Автор. Нет, Кунаев там очень аккуратно себя повел. Там были рядом с Кунаевым люди… Ошибка была здесь сделана, в Москве.
Вся беда состояла в том, что отсутствовало то, о чем я говорю: отсутствовал такой аналитический центр, который мог бы вырабатывать линию и иметь влияние на то, чтобы это осуществлялось.
А у нас, к сожалению, на Украине все хорошо, в Грузии еще лучше, в другом месте вообще плохо быть не может.
Собеседник. Вы подняли очень интересную проблему, потому что можно это было делать военным, можно было это делать вот так и делать это в аппаратном, бюрократическом смысле. А можно было как в странах, с разведками которых вам пришлось бороться. Там же другой механизм. Когда элита, — она может быть и партийная, и разведывательного сообщества, и военная, и экономическая. Она может жить на одном, скажем, побережье, как в Соединенных Штатах — на восточном или западном. Но они все связаны, неформально, и все взаимодействуют, и все понимают друг друга.

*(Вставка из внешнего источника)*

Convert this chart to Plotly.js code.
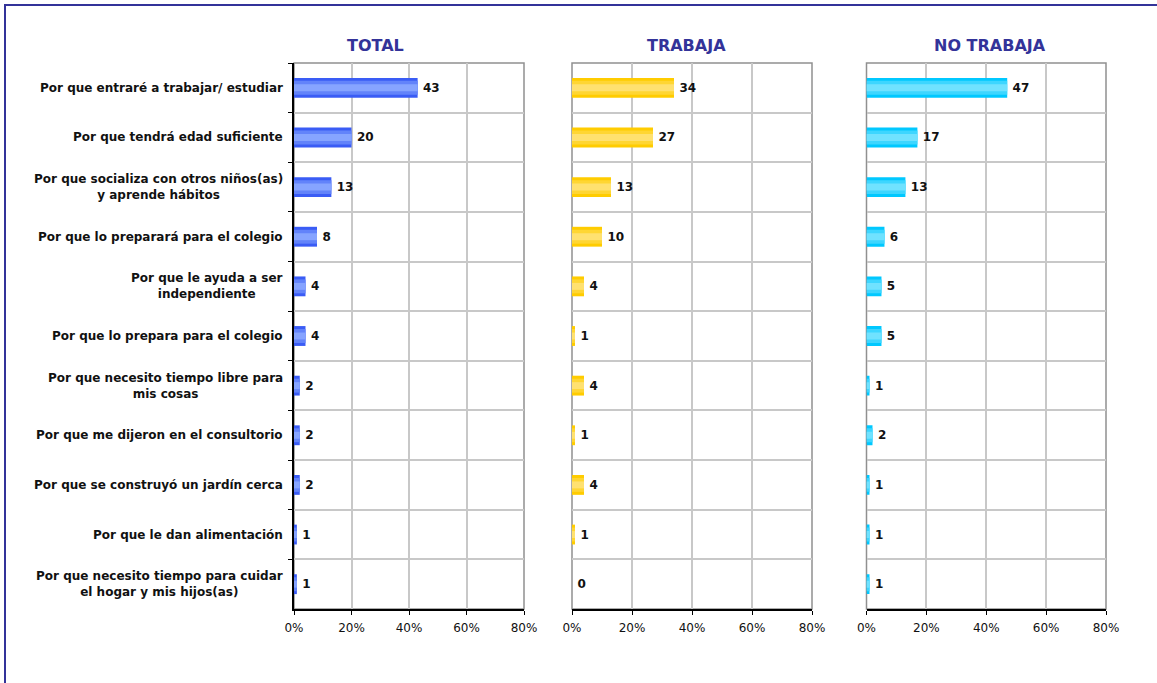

Автор. Собственно говоря, веду речь о том же. Не хочу сказать, что это были антиподы, с которыми нельзя было существовать, мириться. Это было не только в союзных республиках, так же и в российских областях.
Возьмите даже такие вещи, — всю эту жизнь, как она складывалась. Партийный аппарат в массе своей, — не беру массу партии, а партийное руководящее ядро, — все-таки за «забор» ушел далеко. Жизнь на местах видели такой, как хотели видеть. Это, конечно, тоже имело значение. Это находило выражение в массовых беспорядках. Но из них уроков не делали.